Bomb Bloom

Proposal for a public project, 2003
live, growing perennials, 40’x40′

slides:
recreation of wall installation
concept drawing
color swatches and corresponding flowers

An internet image of a bomb explosion near Kabul, Afghanistan is rendered in a landscape with growing flowers. Over a period of 2-6 weeks, flowers planted in a grid — a pattern that mimics a printer’s dot, or the striated bands of color from a digital image with a reduced color palette — will grow into a slowly appearing image of a large bomb detonation, like a photographic image emerging in the developer bath in the darkroom.

Viewers who experience the piece at ground level can admire the seemingly irregular arrangement of densely planted flowers. Viewers who can access a vantage point high enough can read the explosion image made up of the flowers. The grid of regionally and seasonally appropriate perennials is 40 x 40 ft. Different species and colors of flowers correspond to each color of the image.
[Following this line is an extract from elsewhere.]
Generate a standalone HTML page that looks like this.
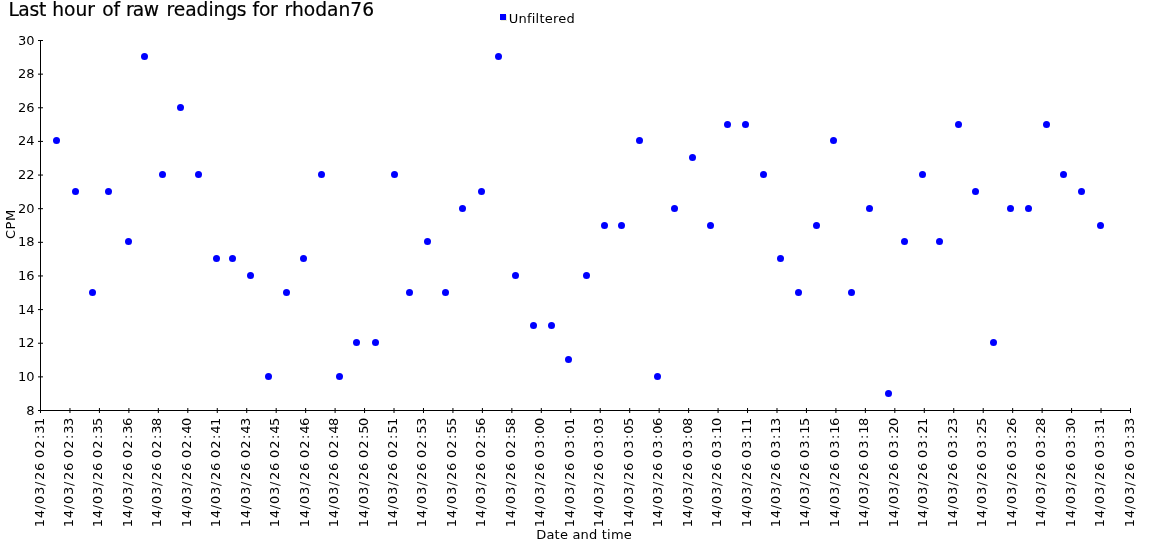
<!DOCTYPE html>
<html><head><meta charset="utf-8"><title>Last hour of raw readings for rhodan76</title>
<style>
html,body{margin:0;padding:0;background:#fff;}
body{width:1150px;height:560px;overflow:hidden;}
svg{display:block;font-family:"DejaVu Sans","Liberation Sans",sans-serif;}
</style></head><body>
<svg width="1150" height="560" viewBox="0 0 1150 560">
<rect x="0" y="0" width="1150" height="560" fill="#ffffff"/>
<text x="8.6" y="16" dx="0 -0.7 -0.3 -0.3 0 0 0 0 0 0 1.3 0 0 0 -1.0 -0.5 0 1.5 0 0 0 0 0 0 -0.5 0 0 0 -0.5 0 1.0 0 0 0 0 0 0 0" font-size="18.67" fill="#000" stroke="#000" stroke-width="0.2">Last hour of raw readings for rhodan76</text>
<rect x="501" y="15" width="6" height="6" fill="#eaead8"/>
<rect x="500" y="14" width="6" height="6" fill="#0000ff"/>
<text x="508.8" y="22.5" font-size="13" letter-spacing="0.22" fill="#000">Unfiltered</text>

<g fill="#000">
<rect x="40" y="40" width="1" height="371"/>
<rect x="40" y="410" width="1091" height="1"/>
<rect x="40.00" y="408" width="1" height="5"/>
<rect x="69.46" y="408" width="1" height="5"/>
<rect x="98.92" y="408" width="1" height="5"/>
<rect x="128.38" y="408" width="1" height="5"/>
<rect x="157.84" y="408" width="1" height="5"/>
<rect x="187.30" y="408" width="1" height="5"/>
<rect x="216.76" y="408" width="1" height="5"/>
<rect x="246.22" y="408" width="1" height="5"/>
<rect x="275.68" y="408" width="1" height="5"/>
<rect x="305.14" y="408" width="1" height="5"/>
<rect x="334.59" y="408" width="1" height="5"/>
<rect x="364.05" y="408" width="1" height="5"/>
<rect x="393.51" y="408" width="1" height="5"/>
<rect x="422.97" y="408" width="1" height="5"/>
<rect x="452.43" y="408" width="1" height="5"/>
<rect x="481.89" y="408" width="1" height="5"/>
<rect x="511.35" y="408" width="1" height="5"/>
<rect x="540.81" y="408" width="1" height="5"/>
<rect x="570.27" y="408" width="1" height="5"/>
<rect x="599.73" y="408" width="1" height="5"/>
<rect x="629.19" y="408" width="1" height="5"/>
<rect x="658.65" y="408" width="1" height="5"/>
<rect x="688.11" y="408" width="1" height="5"/>
<rect x="717.57" y="408" width="1" height="5"/>
<rect x="747.03" y="408" width="1" height="5"/>
<rect x="776.49" y="408" width="1" height="5"/>
<rect x="805.95" y="408" width="1" height="5"/>
<rect x="835.41" y="408" width="1" height="5"/>
<rect x="864.86" y="408" width="1" height="5"/>
<rect x="894.32" y="408" width="1" height="5"/>
<rect x="923.78" y="408" width="1" height="5"/>
<rect x="953.24" y="408" width="1" height="5"/>
<rect x="982.70" y="408" width="1" height="5"/>
<rect x="1012.16" y="408" width="1" height="5"/>
<rect x="1041.62" y="408" width="1" height="5"/>
<rect x="1071.08" y="408" width="1" height="5"/>
<rect x="1100.54" y="408" width="1" height="5"/>
<rect x="1130.00" y="408" width="1" height="5"/>
<rect x="38" y="410.00" width="5" height="1"/>
<rect x="38" y="376.36" width="5" height="1"/>
<rect x="38" y="342.73" width="5" height="1"/>
<rect x="38" y="309.09" width="5" height="1"/>
<rect x="38" y="275.45" width="5" height="1"/>
<rect x="38" y="241.82" width="5" height="1"/>
<rect x="38" y="208.18" width="5" height="1"/>
<rect x="38" y="174.55" width="5" height="1"/>
<rect x="38" y="140.91" width="5" height="1"/>
<rect x="38" y="107.27" width="5" height="1"/>
<rect x="38" y="73.64" width="5" height="1"/>
<rect x="38" y="40.00" width="5" height="1"/>
</g>
<g font-size="13" fill="#000" text-anchor="end">
<text x="34.6" y="414.55">8</text>
<text x="34.6" y="380.91">10</text>
<text x="34.6" y="347.28">12</text>
<text x="34.6" y="313.64">14</text>
<text x="34.6" y="280.00">16</text>
<text x="34.6" y="246.37">18</text>
<text x="34.6" y="212.73">20</text>
<text x="34.6" y="179.10">22</text>
<text x="34.6" y="145.46">24</text>
<text x="34.6" y="111.82">26</text>
<text x="34.6" y="78.19">28</text>
<text x="34.6" y="44.55">30</text>
</g>
<g font-size="13" fill="#000" text-anchor="end" letter-spacing="0.735">
<text transform="translate(43.50 416.9) rotate(-90)" dx="0 0 0 0.2 0 0 0.8 0 0 -1 0.3 0.7 0.2 -1.2">14/03/26 02:31</text>
<text transform="translate(72.96 416.9) rotate(-90)" dx="0 0 0 0.2 0 0 0.8 0 0 -1 0.3 0.7 0.2 -1.2">14/03/26 02:33</text>
<text transform="translate(102.42 416.9) rotate(-90)" dx="0 0 0 0.2 0 0 0.8 0 0 -1 0.3 0.7 0.2 -1.2">14/03/26 02:35</text>
<text transform="translate(131.88 416.9) rotate(-90)" dx="0 0 0 0.2 0 0 0.8 0 0 -1 0.3 0.7 0.2 -1.2">14/03/26 02:36</text>
<text transform="translate(161.34 416.9) rotate(-90)" dx="0 0 0 0.2 0 0 0.8 0 0 -1 0.3 0.7 0.2 -1.2">14/03/26 02:38</text>
<text transform="translate(190.80 416.9) rotate(-90)" dx="0 0 0 0.2 0 0 0.8 0 0 -1 0.3 0.7 0.2 -1.2">14/03/26 02:40</text>
<text transform="translate(220.26 416.9) rotate(-90)" dx="0 0 0 0.2 0 0 0.8 0 0 -1 0.3 0.7 0.2 -1.2">14/03/26 02:41</text>
<text transform="translate(249.72 416.9) rotate(-90)" dx="0 0 0 0.2 0 0 0.8 0 0 -1 0.3 0.7 0.2 -1.2">14/03/26 02:43</text>
<text transform="translate(279.18 416.9) rotate(-90)" dx="0 0 0 0.2 0 0 0.8 0 0 -1 0.3 0.7 0.2 -1.2">14/03/26 02:45</text>
<text transform="translate(308.64 416.9) rotate(-90)" dx="0 0 0 0.2 0 0 0.8 0 0 -1 0.3 0.7 0.2 -1.2">14/03/26 02:46</text>
<text transform="translate(338.09 416.9) rotate(-90)" dx="0 0 0 0.2 0 0 0.8 0 0 -1 0.3 0.7 0.2 -1.2">14/03/26 02:48</text>
<text transform="translate(367.55 416.9) rotate(-90)" dx="0 0 0 0.2 0 0 0.8 0 0 -1 0.3 0.7 0.2 -1.2">14/03/26 02:50</text>
<text transform="translate(397.01 416.9) rotate(-90)" dx="0 0 0 0.2 0 0 0.8 0 0 -1 0.3 0.7 0.2 -1.2">14/03/26 02:51</text>
<text transform="translate(426.47 416.9) rotate(-90)" dx="0 0 0 0.2 0 0 0.8 0 0 -1 0.3 0.7 0.2 -1.2">14/03/26 02:53</text>
<text transform="translate(455.93 416.9) rotate(-90)" dx="0 0 0 0.2 0 0 0.8 0 0 -1 0.3 0.7 0.2 -1.2">14/03/26 02:55</text>
<text transform="translate(485.39 416.9) rotate(-90)" dx="0 0 0 0.2 0 0 0.8 0 0 -1 0.3 0.7 0.2 -1.2">14/03/26 02:56</text>
<text transform="translate(514.85 416.9) rotate(-90)" dx="0 0 0 0.2 0 0 0.8 0 0 -1 0.3 0.7 0.2 -1.2">14/03/26 02:58</text>
<text transform="translate(544.31 416.9) rotate(-90)" dx="0 0 0 0.2 0 0 0.8 0 0 -1 0.3 0.7 0.2 -1.2">14/03/26 03:00</text>
<text transform="translate(573.77 416.9) rotate(-90)" dx="0 0 0 0.2 0 0 0.8 0 0 -1 0.3 0.7 0.2 -1.2">14/03/26 03:01</text>
<text transform="translate(603.23 416.9) rotate(-90)" dx="0 0 0 0.2 0 0 0.8 0 0 -1 0.3 0.7 0.2 -1.2">14/03/26 03:03</text>
<text transform="translate(632.69 416.9) rotate(-90)" dx="0 0 0 0.2 0 0 0.8 0 0 -1 0.3 0.7 0.2 -1.2">14/03/26 03:05</text>
<text transform="translate(662.15 416.9) rotate(-90)" dx="0 0 0 0.2 0 0 0.8 0 0 -1 0.3 0.7 0.2 -1.2">14/03/26 03:06</text>
<text transform="translate(691.61 416.9) rotate(-90)" dx="0 0 0 0.2 0 0 0.8 0 0 -1 0.3 0.7 0.2 -1.2">14/03/26 03:08</text>
<text transform="translate(721.07 416.9) rotate(-90)" dx="0 0 0 0.2 0 0 0.8 0 0 -1 0.3 0.7 0.2 -1.2">14/03/26 03:10</text>
<text transform="translate(750.53 416.9) rotate(-90)" dx="0 0 0 0.2 0 0 0.8 0 0 -1 0.3 0.7 0.2 -1.2">14/03/26 03:11</text>
<text transform="translate(779.99 416.9) rotate(-90)" dx="0 0 0 0.2 0 0 0.8 0 0 -1 0.3 0.7 0.2 -1.2">14/03/26 03:13</text>
<text transform="translate(809.45 416.9) rotate(-90)" dx="0 0 0 0.2 0 0 0.8 0 0 -1 0.3 0.7 0.2 -1.2">14/03/26 03:15</text>
<text transform="translate(838.91 416.9) rotate(-90)" dx="0 0 0 0.2 0 0 0.8 0 0 -1 0.3 0.7 0.2 -1.2">14/03/26 03:16</text>
<text transform="translate(868.36 416.9) rotate(-90)" dx="0 0 0 0.2 0 0 0.8 0 0 -1 0.3 0.7 0.2 -1.2">14/03/26 03:18</text>
<text transform="translate(897.82 416.9) rotate(-90)" dx="0 0 0 0.2 0 0 0.8 0 0 -1 0.3 0.7 0.2 -1.2">14/03/26 03:20</text>
<text transform="translate(927.28 416.9) rotate(-90)" dx="0 0 0 0.2 0 0 0.8 0 0 -1 0.3 0.7 0.2 -1.2">14/03/26 03:21</text>
<text transform="translate(956.74 416.9) rotate(-90)" dx="0 0 0 0.2 0 0 0.8 0 0 -1 0.3 0.7 0.2 -1.2">14/03/26 03:23</text>
<text transform="translate(986.20 416.9) rotate(-90)" dx="0 0 0 0.2 0 0 0.8 0 0 -1 0.3 0.7 0.2 -1.2">14/03/26 03:25</text>
<text transform="translate(1015.66 416.9) rotate(-90)" dx="0 0 0 0.2 0 0 0.8 0 0 -1 0.3 0.7 0.2 -1.2">14/03/26 03:26</text>
<text transform="translate(1045.12 416.9) rotate(-90)" dx="0 0 0 0.2 0 0 0.8 0 0 -1 0.3 0.7 0.2 -1.2">14/03/26 03:28</text>
<text transform="translate(1074.58 416.9) rotate(-90)" dx="0 0 0 0.2 0 0 0.8 0 0 -1 0.3 0.7 0.2 -1.2">14/03/26 03:30</text>
<text transform="translate(1104.04 416.9) rotate(-90)" dx="0 0 0 0.2 0 0 0.8 0 0 -1 0.3 0.7 0.2 -1.2">14/03/26 03:31</text>
<text transform="translate(1133.50 416.9) rotate(-90)" dx="0 0 0 0.2 0 0 0.8 0 0 -1 0.3 0.7 0.2 -1.2">14/03/26 03:33</text>
</g>
<text transform="translate(15 224.2) rotate(-90)" font-size="13" letter-spacing="0.53" text-anchor="middle" fill="#000">CPM</text>
<text x="584.1" y="539" font-size="13" letter-spacing="0.2" text-anchor="middle" fill="#000">Date and time</text>
<g fill="#0000ff">
<circle cx="56.5" cy="140.5" r="3.5"/>
<circle cx="75.5" cy="191.5" r="3.5"/>
<circle cx="92.5" cy="292.5" r="3.5"/>
<circle cx="108.5" cy="191.5" r="3.5"/>
<circle cx="128.5" cy="241.5" r="3.5"/>
<circle cx="144.5" cy="56.5" r="3.5"/>
<circle cx="162.5" cy="174.5" r="3.5"/>
<circle cx="180.5" cy="107.5" r="3.5"/>
<circle cx="198.5" cy="174.5" r="3.5"/>
<circle cx="216.5" cy="258.5" r="3.5"/>
<circle cx="232.5" cy="258.5" r="3.5"/>
<circle cx="250.5" cy="275.5" r="3.5"/>
<circle cx="268.5" cy="376.5" r="3.5"/>
<circle cx="286.5" cy="292.5" r="3.5"/>
<circle cx="303.5" cy="258.5" r="3.5"/>
<circle cx="321.5" cy="174.5" r="3.5"/>
<circle cx="339.5" cy="376.5" r="3.5"/>
<circle cx="356.5" cy="342.5" r="3.5"/>
<circle cx="375.5" cy="342.5" r="3.5"/>
<circle cx="394.5" cy="174.5" r="3.5"/>
<circle cx="409.5" cy="292.5" r="3.5"/>
<circle cx="427.5" cy="241.5" r="3.5"/>
<circle cx="445.5" cy="292.5" r="3.5"/>
<circle cx="462.5" cy="208.5" r="3.5"/>
<circle cx="481.5" cy="191.5" r="3.5"/>
<circle cx="498.5" cy="56.5" r="3.5"/>
<circle cx="515.5" cy="275.5" r="3.5"/>
<circle cx="533.5" cy="325.5" r="3.5"/>
<circle cx="551.5" cy="325.5" r="3.5"/>
<circle cx="568.5" cy="359.5" r="3.5"/>
<circle cx="586.5" cy="275.5" r="3.5"/>
<circle cx="604.5" cy="225.5" r="3.5"/>
<circle cx="621.5" cy="225.5" r="3.5"/>
<circle cx="639.5" cy="140.5" r="3.5"/>
<circle cx="657.5" cy="376.5" r="3.5"/>
<circle cx="674.5" cy="208.5" r="3.5"/>
<circle cx="692.5" cy="157.5" r="3.5"/>
<circle cx="710.5" cy="225.5" r="3.5"/>
<circle cx="727.5" cy="124.5" r="3.5"/>
<circle cx="745.5" cy="124.5" r="3.5"/>
<circle cx="763.5" cy="174.5" r="3.5"/>
<circle cx="780.5" cy="258.5" r="3.5"/>
<circle cx="798.5" cy="292.5" r="3.5"/>
<circle cx="816.5" cy="225.5" r="3.5"/>
<circle cx="833.5" cy="140.5" r="3.5"/>
<circle cx="851.5" cy="292.5" r="3.5"/>
<circle cx="869.5" cy="208.5" r="3.5"/>
<circle cx="888.5" cy="393.5" r="3.5"/>
<circle cx="904.5" cy="241.5" r="3.5"/>
<circle cx="922.5" cy="174.5" r="3.5"/>
<circle cx="939.5" cy="241.5" r="3.5"/>
<circle cx="958.5" cy="124.5" r="3.5"/>
<circle cx="975.5" cy="191.5" r="3.5"/>
<circle cx="993.5" cy="342.5" r="3.5"/>
<circle cx="1010.5" cy="208.5" r="3.5"/>
<circle cx="1028.5" cy="208.5" r="3.5"/>
<circle cx="1046.5" cy="124.5" r="3.5"/>
<circle cx="1063.5" cy="174.5" r="3.5"/>
<circle cx="1081.5" cy="191.5" r="3.5"/>
<circle cx="1100.5" cy="225.5" r="3.5"/>
</g>
</svg></body></html>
WWII bomber pilots couldn’t tell how accurately they had hit their target, so their planes were equipped with cameras that shot aerial views. In contemporary warfare, technology provides human bombers with a remote experience of the bombing, as information about the landscape and target is rendered symbolically on a control panel or performed by a drone. This photograph was made during an air strike in Kabul that allegedly killed civilians at a social event.

The Bomb Bloom proposal was exhibited as an installation in 2004 at Brown University’s Bell Gallery.